Ex-Red warriors live life as ‘marked men’
Ellen Carandang lives a life in constant fear and there is no getting used to it.
Her anxiety level skyrocketed when communist guerrillas abducted and killed Mayor Dario Otaza of Loreto, Agusan del Sur province, a rebel-turned-peace advocate, and his son Daryl last month. Their bodies were found in a village in Butuan City.
“I’m afraid. Most rebel returnees are also in fear when we heard the news of the killings,” Carandang, who once roamed the hills and forests of Southern Tagalog as a New People’s Army (NPA) fighter, told the Inquirer.
Carandang, along with 42 other purported health workers, was captured by policemen and Army soldiers in a controversial raid in Morong, Rizal province, on Feb. 6, 2010. They were accused of being NPA members undergoing training for bomb-making and were later dubbed “Morong 43” by media.
President Aquino has ordered the charges against them withdrawn. They were freed before Christmas that year, but Carandang and four others chose to remain with their military captors.
“Once an NPA leaves the movement then cooperate with the government and the military, he or she will be a target for liquidation regardless of the passage of time,” Carandang, 36, said in an interview arranged by Lt. Col. Randolf Cabangbang, spokesperson of the Army’s 2nd Infantry Division based in Camp Capinpin in Tanay, Rizal.
“That’s the scary reality that we’re facing every day,” she said.
The woman now stays in Capinpin with her five children and tends a sari-sari store as a livelihood project. Though she and her family feel secure inside the military camp, she lives the reality that she is markado (marked for liquidation) by her former comrades.
“I want to give my children quiet and peaceful lives. But the rest of my comrades went back and rejoined the movement,” said Carandang, who joined the NPA in 2009 as a member of its armed propaganda unit operating in Quezon province. Her former husband is still with the rebel movement.
The circumstance behind the murders of Otaza and son and the manner of the killings bore marks of an NPA assassination, Carandang said. “He left the movement and cooperated with the military against the NPA, he is really a target,” she said.
Otaza and his son were abducted by men wearing shirts with the letters “NBI” and pretending to be agents of the National Bureau of Investigation on a mission to arrest the mayor. The next day, they were found dead in a mountainous area. Their hog-tied bodies were riddled with bullets.
Otaza, a rebel returnee and later became mayor of Loreto, became an outspoken critic of the NPA. He helped convince fellow indigenous people who joined the rebels to surrender to the government.
She urged all rebel returnees to always observe safety measures in all their movements. “The NPA would just let time pass but they will eventually return and kill us,” she said.
Aside from those staying inside Camp Capinpin, she said other former rebels had chosen to remain with the military in different parts of Southern Tagalog.

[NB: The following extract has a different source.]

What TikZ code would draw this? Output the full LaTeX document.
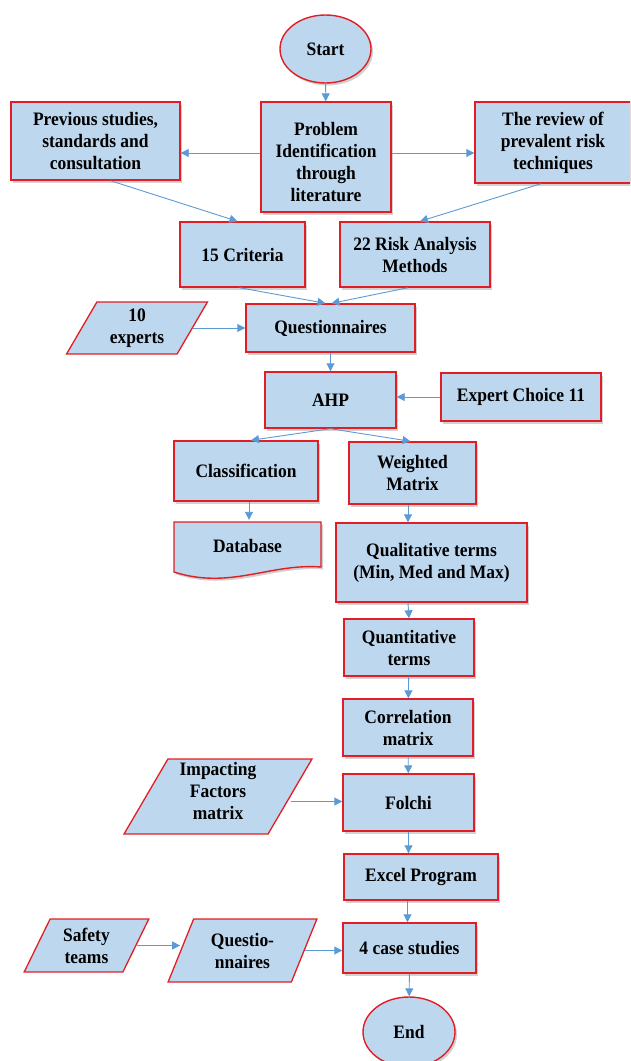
\documentclass[tikz,border=0pt]{standalone}
\usepackage{fontspec}
\setmainfont{Liberation Serif}[FakeStretch=0.92]
\usetikzlibrary{arrows.meta,shapes.geometric,shadows,calc}
\definecolor{boxfill}{RGB}{189,215,238}
\definecolor{boxline}{RGB}{226,30,36}
\definecolor{arrowc}{RGB}{91,155,213}
\begin{document}
\begin{tikzpicture}[x=1pt,y=-1pt,
  every node/.style={font=\fontsize{19}{22}\selectfont\bfseries, align=center, inner sep=0pt},
  shad/.style={drop shadow={shadow xshift=2pt,shadow yshift=-2.5pt,opacity=0.3,fill=black!60}},
  pbox/.style={rectangle, draw=boxline, fill=boxfill, line width=1.4pt, shad},
  term/.style={ellipse, draw=boxline, fill=boxfill, line width=1.4pt, shad},
  para/.style 2 args={trapezium, trapezium left angle=#1, trapezium right angle=#2, trapezium stretches=true, draw=boxline, fill=boxfill, line width=1.3pt},
  arr/.style={draw=arrowc, line width=0.9pt, -{Triangle[length=8pt,width=8pt]}}
]
\useasboundingbox (0,0) rectangle (630,1061);
\clip (0,0) rectangle (630,1061);

\node[term, minimum width=91pt, minimum height=68pt] (start) at (325.5,49) {Start};
\node[pbox, minimum width=130pt, minimum height=110pt] (prob) at (326,157) {\raisebox{-7pt}[\height][\depth]{\begin{tabular}{@{}c@{}}Problem\\Identification\\through\\literature\end{tabular}}};
\node[pbox, minimum width=169pt, minimum height=78pt] (prev) at (95.5,141) {Previous studies,\\standards and\\consultation};
\node[pbox, minimum width=156pt, minimum height=81pt] (rev) at (553,142.5) {The review of\\prevalent risk\\techniques};
\node[pbox, minimum width=125pt, minimum height=65pt] (crit) at (242.5,254.5) {15 Criteria};
\node[pbox, minimum width=150pt, minimum height=65pt] (risk) at (415,254.5) {22 Risk Analysis\\Methods};
\node[pbox, minimum width=169pt, minimum height=48pt] (q) at (330.5,328) {Questionnaires};
\node[para={62}{118}, minimum width=142pt, minimum height=52pt] (ten) at (137,328) {10\\experts};
\node[pbox, minimum width=131pt, minimum height=56pt] (ahp) at (330.5,400) {AHP};
\node[pbox, minimum width=160pt, minimum height=48pt] (ec) at (521,397) {Expert Choice 11};
\node[pbox, minimum width=144pt, minimum height=60pt] (cls) at (246,471) {Classification};
\node[pbox, minimum width=127pt, minimum height=62pt] (wm) at (412.5,473) {Weighted\\Matrix};
\path[draw=boxline, fill=boxfill, line width=1.4pt, shad]
  (174,522) -- (321,522) -- (321,567) .. controls (270,563) and (230,590) .. (174,572) -- cycle;
\node[minimum width=147pt, minimum height=48pt] (db) at (247.5,546) {Database};
\node[pbox, minimum width=191pt, minimum height=79pt] (qt) at (431.5,562.5) {Qualitative terms\\(Min, Med and Max)};
\node[pbox, minimum width=130pt, minimum height=57pt] (quant) at (409,647.5) {Quantitative\\terms};
\node[pbox, minimum width=130pt, minimum height=57pt] (corr) at (408,727.5) {Correlation\\matrix};
\node[pbox, minimum width=131pt, minimum height=57pt] (fol) at (408.5,802.5) {Folchi};
\node[para={63}{117}, minimum width=188pt, minimum height=75pt] (imp) at (218,796.5) {\raisebox{3pt}[\height][\depth]{\begin{tabular}{@{}c@{}}Impacting\\Factors\\matrix\end{tabular}}};
\node[pbox, minimum width=154pt, minimum height=46pt] (exc) at (421,877) {Excel Program};
\node[pbox, minimum width=133pt, minimum height=50pt] (case) at (409.5,948) {4 case studies};
\node[para={65}{115}, minimum width=125pt, minimum height=53pt] (saf) at (86.5,945.5) {Safety\\teams};
\node[para={65}{115}, minimum width=149pt, minimum height=63pt] (qn) at (242.5,950.5) {Questio-\\nnaires};
\node[term, minimum width=92pt, minimum height=70pt] (end) at (409,1032) {End};

\draw[arr] (start) -- (prob);
\draw[arr] ([yshift=4pt]prob.west) -- ([yshift=4pt]prob.west -| prev.east);
\draw[arr] ([yshift=4pt]prob.east) -- ([yshift=4pt]prob.east -| rev.west);
\draw[arr] ([xshift=15pt]prev.south) -- ([xshift=-5pt]crit.north);
\draw[arr] ([xshift=-12pt]rev.south) -- ([xshift=5pt]risk.north);
\draw[arr] ([xshift=-3pt]crit.south) -- ([xshift=-5pt]q.north);
\draw[arr] ([xshift=-7pt]risk.south) -- ([xshift=1pt]q.north);
\draw[arr] (ten.east) -- (ten.east -| q.west);
\draw[arr] (q) -- (ahp);
\draw[arr] (ec.west) -- (ec.west -| ahp.east);
\draw[arr] (ahp.south) -- ([xshift=5pt]cls.north);
\draw[arr] (ahp.south) -- ([xshift=-2pt]wm.north);
\draw[arr] ([xshift=3pt]cls.south) -- ([xshift=3pt,yshift=2pt]cls.south |- db.north);
\draw[arr] ([xshift=-4.5pt]wm.south) -- ([xshift=-4.5pt]wm.south |- qt.north);
\draw[arr] ([xshift=-23.5pt]qt.south) -- (quant.north);
\draw[arr] (quant) -- (corr);
\draw[arr] (corr) -- (fol);
\draw[arr] ([yshift=-5pt]imp.east) -- ([yshift=-5pt]imp.east -| fol.west);
\draw[arr] (fol.south) -- (fol.south |- exc.north);
\draw[arr] ([xshift=-2pt]case.north |- exc.south) -- ([xshift=-2pt]case.north);
\draw[arr] (saf.east) -- (saf.east -| qn.west);
\draw[arr] (qn.east) -- (qn.east -| case.west);
\draw[arr] (case) -- (end);
\end{tikzpicture}
\end{document}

Cabangbang, the veteran spokesperson of Mindanao-based military commands before his current assignment in Camp Capinpin, said the executions of Otaza and his son signified one message—that candidates for the May 2016 elections all over the country should be ready to pay the NPA the so-called “permit to campaign” (PTC) fees should they want to campaign unharmed in rebel-controlled areas.
He noted that the victims and the manner of killings had attracted media attention nationwide.
“That’s the intention of the NPA killers—to gain widest attention to bring the message across. That they are still a force to reckon with and capable to inflict violence against anyone, particularly politicians, who will not give in to their demands,” Cabangbang said in a phone interview.
Candidates should not hesitate to ask for government protection during their campaign sorties, he said.
Last month, five suspected rebels were killed in an encounter with government troops in Nasugbu, Batangas province. According to the military, they belonged to an NPA unit from Mindoro island which moved to Batangas to start preparations for collecting PTC fees.
Three days later, the guerrillas retaliated and killed two Army soldiers in an ambush in Calaca town, also in Batangas.
Lt. Gen. Ricardo Visaya, commander of the Armed Forces Southern Luzon Command (Solcom), said the military would deploy more soldiers to Batangas to stop the insurgents from regaining their base and to maintain peace and order.
Visaya said Solcom was also ready to provide security to candidates against harassment and extortion by NPA rebels. He advised them not to give in to rebel demands for PTC fees. Delfin T. Mallari Jr.